Performance analysis of broadcasting algorithms on the Intel Single-Chip Cloud Computer

Efficient broadcasting is essential for good performance on distributed or multiprocessor systems. Broadcasts are commonly used to implement message passing synchronization primitives, such as barriers, and also appear frequently in the set up stage of scientific applications. The Intel Single-Chip Cloud Computer (SCC), an experimental processor, uses synchronous message passing to facilitate communication between its 48 cores. RCCE, the SCC´s message passing library, implements broadcasting in a traditional way: sending n-1 unicast messages, where n is the number of cores participating in the broadcast. This implementation can hinder performance as the number of cores participating in the broadcast increases and if the data being sent to each core is large. Also in the RCCE implementation, the broadcasting core is blocked from doing any useful work until all cores receive the broadcast.

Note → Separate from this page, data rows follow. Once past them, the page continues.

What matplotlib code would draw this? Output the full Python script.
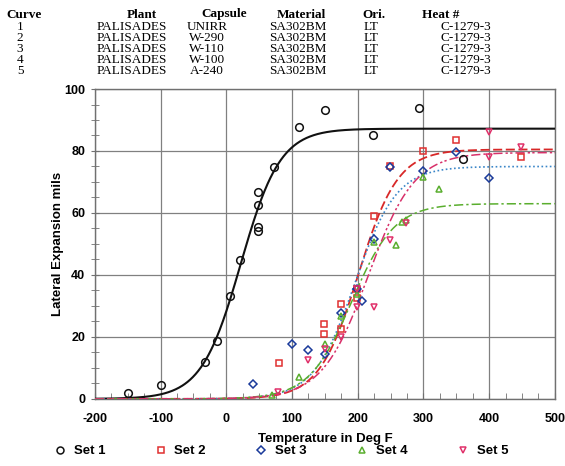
import numpy as np
import matplotlib
matplotlib.use("Agg")
import matplotlib.pyplot as plt
from matplotlib.ticker import MultipleLocator
from matplotlib.lines import Line2D

# ---- header table ----
curve_ids = ["1", "2", "3", "4", "5"]
plants = ["PALISADES"] * 5
capsules = ["UNIRR", "W-290", "W-110", "W-100", "A-240"]
materials = ["SA302BM"] * 5
orients = ["LT"] * 5
heats = ["C-1279-3"] * 5

# ---- data points (Temperature F, Lateral expansion mils) ----
s1_t = [-150, -100, -32, -14, 6, 21, 48, 48, 48, 48, 73, 110, 150, 224, 293, 360]
s1_y = [2, 4.5, 12, 18.7, 33.3, 44.7, 54.3, 55.6, 62.7, 66.7, 74.7, 87.8, 93.3, 85.2, 93.8, 77.4]
s2_t = [80, 149, 149, 174, 174, 199, 199, 225, 249, 300, 349, 448]
s2_y = [11.7, 24.1, 21.1, 30.6, 22.6, 32.5, 35.6, 59, 75.2, 80.1, 83.5, 78]
s3_t = [40, 100, 125, 150, 174, 199, 206, 225, 249, 300, 349, 400]
s3_y = [4.8, 17.6, 15.7, 14.4, 27.6, 35.6, 31.7, 51.5, 74.7, 73.6, 79.6, 71.4]
s4_t = [70, 110, 150, 174, 199, 225, 259, 268, 274, 300, 324]
s4_y = [1.1, 7.1, 17.6, 26.8, 34, 50.5, 49.8, 57, 57.7, 71.5, 67.7]
s5_t = [79, 125, 150, 174, 199, 199, 225, 249, 274, 400, 400, 448]
s5_y = [2.3, 12.7, 16, 20.1, 29.6, 35.6, 29.5, 51.3, 56.9, 86.2, 78, 81.4]

# ---- tanh fit parameters: lower shelf, upper shelf, T0, C ----
fit_lower = [0.0, 0.0, 0.0, 0.0, 0.0]
fit_upper = [87.2, 80.5, 75.0, 63.0, 79.5]
fit_t0 = [22, 201, 196, 191, 216]
fit_c = [60, 60, 63, 65, 70]

labels = ["Set 1", "Set 2", "Set 3", "Set 4", "Set 5"]
marker_colors = ["#111111", "#e03030", "#1a3a9a", "#5aae2e", "#e0306a"]
line_colors = ["#111111", "#d82828", "#3a86c8", "#5aae2e", "#d8306a"]
markers = ["o", "s", "D", "^", "v"]
msizes = [5.5, 4.5, 4.5, 5, 5]
linestyles = ["-", (0, (5, 2)), (0, (1, 1.5)), (0, (6, 2, 1.5, 2)), (0, (6, 2, 1.5, 1.5, 1.5, 2))]
linewidths = [1.5, 1.3, 1.2, 1.1, 1.1]

plt.rcParams['font.family'] = ['Liberation Sans', 'DejaVu Sans']
plt.rcParams['axes.unicode_minus'] = False

fig = plt.figure(figsize=(5.65, 4.66), dpi=100)
ax = fig.add_axes([0.168, 0.144, 0.814, 0.665])

temps = np.linspace(-200, 500, 701)
sets = [(s1_t, s1_y), (s2_t, s2_y), (s3_t, s3_y), (s4_t, s4_y), (s5_t, s5_y)]
for i, (tt, yy) in enumerate(sets):
    a = (fit_upper[i] + fit_lower[i]) / 2
    b = (fit_upper[i] - fit_lower[i]) / 2
    curve = a + b * np.tanh((temps - fit_t0[i]) / fit_c[i])
    ax.plot(temps, curve, color=line_colors[i], linestyle=linestyles[i],
            linewidth=linewidths[i], zorder=3)
for i, (tt, yy) in enumerate(sets):
    ax.plot(tt, yy, linestyle='none', marker=markers[i], markersize=msizes[i],
            markerfacecolor='none', markeredgecolor=marker_colors[i],
            markeredgewidth=1.1, zorder=4)

ax.set_xlim(-200, 500)
ax.set_ylim(0, 100)
ax.xaxis.set_major_locator(MultipleLocator(100))
ax.xaxis.set_minor_locator(MultipleLocator(25))
ax.yaxis.set_major_locator(MultipleLocator(20))
ax.yaxis.set_minor_locator(MultipleLocator(5))
ax.grid(True, which='major', color='#808080', linewidth=0.9)
ax.set_axisbelow(True)
for sp in ax.spines.values():
    sp.set_color('#707070')
    sp.set_linewidth(1.0)
ax.tick_params(axis='both', which='both', colors='#707070', labelcolor='black')
ax.tick_params(axis='x', which='both', direction='in', length=4, pad=10)
ax.tick_params(axis='y', which='both', direction='inout', length=6, pad=4)
for lab in ax.get_xticklabels() + ax.get_yticklabels():
    lab.set_fontweight('bold')
    lab.set_fontsize(9)

ax.set_xlabel("Temperature in Deg F", fontsize=9.5, fontweight='bold', labelpad=6)
ax.set_ylabel("Lateral Expansion mils", fontsize=9.5, fontweight='bold', labelpad=0)

# legend
handles = [Line2D([], [], linestyle='none', marker=markers[i], markersize=msizes[i] - 0.5,
                  markerfacecolor='none', markeredgecolor=marker_colors[i],
                  markeredgewidth=1.1) for i in range(5)]
leg = fig.legend(handles, labels, ncol=5, loc='center', bbox_to_anchor=(0.497, 0.032),
                 frameon=False, handlelength=1.0, handletextpad=0.55, columnspacing=3.7,
                 prop={'weight': 'bold', 'size': 9.5})

# header table
serif = ['Liberation Serif', 'DejaVu Serif']
fs = 9.5
hy = 1 - 17.5 / 466
fig.text(6 / 565, hy, "Curve", ha='left', va='baseline', fontsize=fs, fontweight='bold', family=serif)
col_hdr = [("Plant", 142), ("Capsule", 224), ("Material", 301), ("Ori.", 374)]
for txt, xc in col_hdr:
    fig.text(xc / 565, hy, txt, ha='center', va='baseline', fontsize=fs, fontweight='bold', family=serif)
fig.text(422 / 565, hy, "Heat #", ha='left', va='baseline', fontsize=fs, fontweight='bold', family=serif)

for r in range(5):
    ry = 1 - (30.5 + r * 10.8) / 466
    fig.text(20 / 565, ry, curve_ids[r], ha='center', va='baseline', fontsize=fs, family=serif)
    fig.text(132 / 565, ry, plants[r], ha='center', va='baseline', fontsize=fs, family=serif)
    fig.text(207 / 565, ry, capsules[r], ha='center', va='baseline', fontsize=fs, family=serif)
    fig.text(298 / 565, ry, materials[r], ha='center', va='baseline', fontsize=fs, family=serif)
    fig.text(371 / 565, ry, orients[r], ha='center', va='baseline', fontsize=fs, family=serif)
    fig.text(466 / 565, ry, heats[r], ha='center', va='baseline', fontsize=fs, family=serif)

fig.savefig("out.png", dpi=100)
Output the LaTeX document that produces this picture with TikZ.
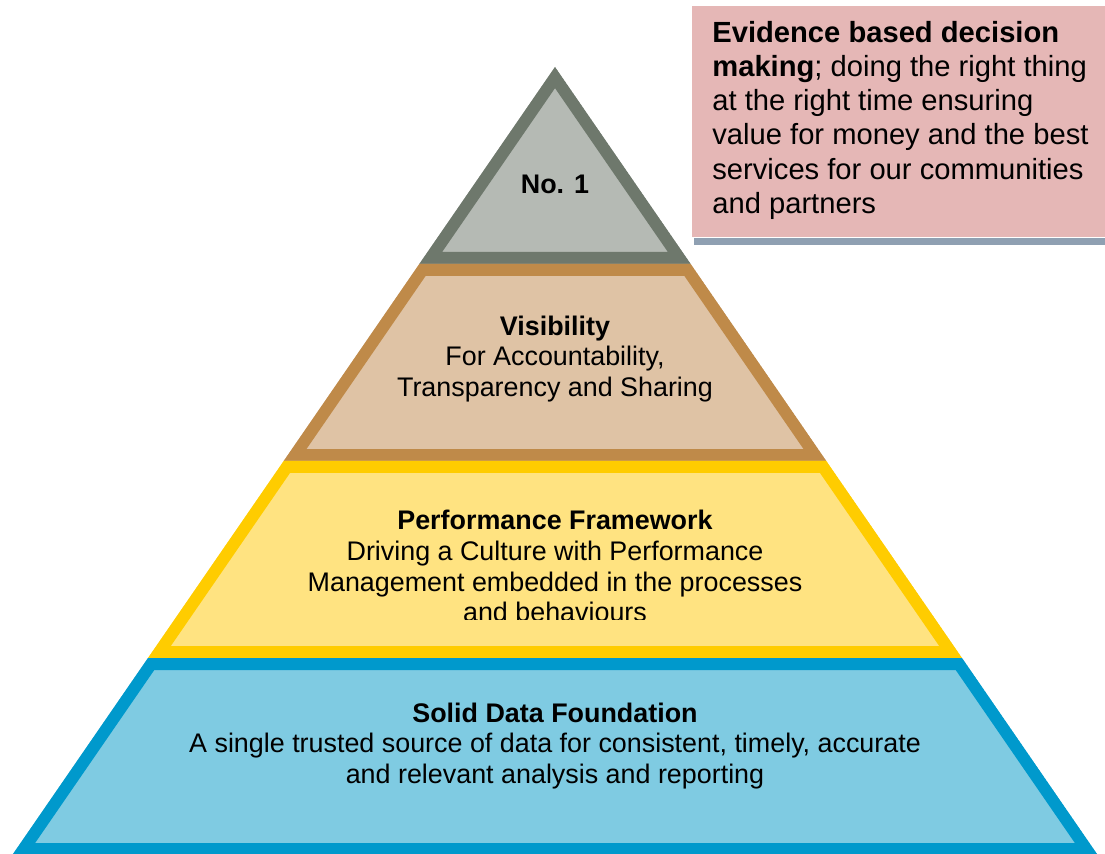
\documentclass[tikz,border=0pt]{standalone}
\usepackage{fontspec}
\setmainfont{Liberation Sans}
\usetikzlibrary{positioning}
\definecolor{TierGrey}{HTML}{6E786C}
\definecolor{TierGreyFill}{HTML}{B5BAB4}
\definecolor{TierBrown}{HTML}{BF8A49}
\definecolor{TierBrownFill}{HTML}{DFC3A5}
\definecolor{TierGold}{HTML}{FFCC00}
\definecolor{TierGoldFill}{HTML}{FFE381}
\definecolor{TierBlue}{HTML}{0099CC}
\definecolor{TierBlueFill}{HTML}{7FCBE2}
\definecolor{NotePink}{HTML}{E5B7B6}
\definecolor{NoteShadow}{HTML}{8FA0B2}

\begin{document}
\begin{tikzpicture}[
    x=0.02cm, y=-0.02cm,
    tier/.style 2 args={
      draw=#1,
      fill=#2,
      line width=0.48cm,
      line join=miter
    },
    tiertext/.style={
      align=center,
      inner sep=0pt,
      font=\fontsize{15.3}{17.6}\selectfont
    },
    note/.style={
      fill=NotePink,
      anchor=north west,
      minimum width=8.26cm,
      minimum height=4.62cm,
      inner sep=0pt
    },
    notetext/.style={
      anchor=west,
      align=left,
      inner sep=0pt,
      font=\fontsize{16.6}{19.45}\selectfont
    }]

    \useasboundingbox (0,0) rectangle (1105,854);

    % Corners of the pyramid tiers
    \coordinate (apex) at (555,67);
    \coordinate (t1l) at (419.3,264);  \coordinate (t1r) at (690.7,264);
    \coordinate (t2l) at (283.7,461);  \coordinate (t2r) at (826.3,461);
    \coordinate (t3l) at (148,658);    \coordinate (t3r) at (962,658);
    \coordinate (t4l) at (12.3,855);   \coordinate (t4r) at (1097.7,855);

    % Tier 1: top triangle
    \begin{scope}
      \clip (apex) -- (t1r) -- (t1l) -- cycle;
      \draw[tier={TierGrey}{TierGreyFill}] (apex) -- (t1r) -- (t1l) -- cycle;
    \end{scope}

    % Tier 2: Visibility
    \begin{scope}
      \clip (t1l) -- (t1r) -- (t2r) -- (t2l) -- cycle;
      \draw[tier={TierBrown}{TierBrownFill}] (t1l) -- (t1r) -- (t2r) -- (t2l) -- cycle;
    \end{scope}

    % Tier 3: Performance
    \begin{scope}
      \clip (t2l) -- (t2r) -- (t3r) -- (t3l) -- cycle;
      \draw[tier={TierGold}{TierGoldFill}] (t2l) -- (t2r) -- (t3r) -- (t3l) -- cycle;
    \end{scope}

    % Tier 4: Data foundation
    \begin{scope}
      \clip (t3l) -- (t3r) -- (t4r) -- (t4l) -- cycle;
      \draw[tier={TierBlue}{TierBlueFill}] (t3l) -- (t3r) -- (t4r) -- (t4l) -- cycle;
    \end{scope}

    % Tier labels
    \node[tiertext] (top) at (555,184) {\bfseries No. 1};

    \node[tiertext] (vis) at (555,359) {
      \textbf{Visibility}\\
      For Accountability,\\
      Transparency and Sharing
    };

    \begin{scope}
      \clip (0,0) rectangle (1105,619);
      \node[tiertext] (perf) at (555,566) {
        \textbf{Performance Framework}\\
        Driving a Culture with Performance\\
        Management embedded in the processes\\
        and behaviours
      };
    \end{scope}

    \node[tiertext] (data) at (555,746) {
      \textbf{Solid Data Foundation}\\
      A single trusted source of data for consistent, timely, accurate\\
      and relevant analysis and reporting
    };

    % Callout box with its shadow strip
    \node[note] (note) at (692,6) {};
    \fill[NoteShadow] ([xshift=0.04cm]note.south west) rectangle ([yshift=-0.14cm]note.south east);
    \node[notetext] (notetxt) at ([xshift=0.4cm,yshift=0.03cm]note.west) {
      \textbf{Evidence based decision}\\
      \textbf{making}; doing the right thing\\
      at the right time ensuring\\
      value for money and the best\\
      services for our communities\\
      and partners
    };
  \end{tikzpicture}
\end{document}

This paper explores several broadcasting schemes that take advantage of the resources of the SCC and the RCCE library. For example, we explore a scheme that propagates a broadcast to multiple cores in parallel and a scheme that parallelizes off-chip memory accesses which would otherwise need to be done sequentially. Our best broadcast scheme achieves a 35× speedup over the RCCE implementation. We also demonstrate that our improved broadcasting substantially reduces the time spent on communication in some benchmarks. While the broadcast schemes presented in this paper are implemented specifically for the SCC, they provide insight into the more general problem of broadcast communication and could be adapted to other types of distributed and multiprocessor systems.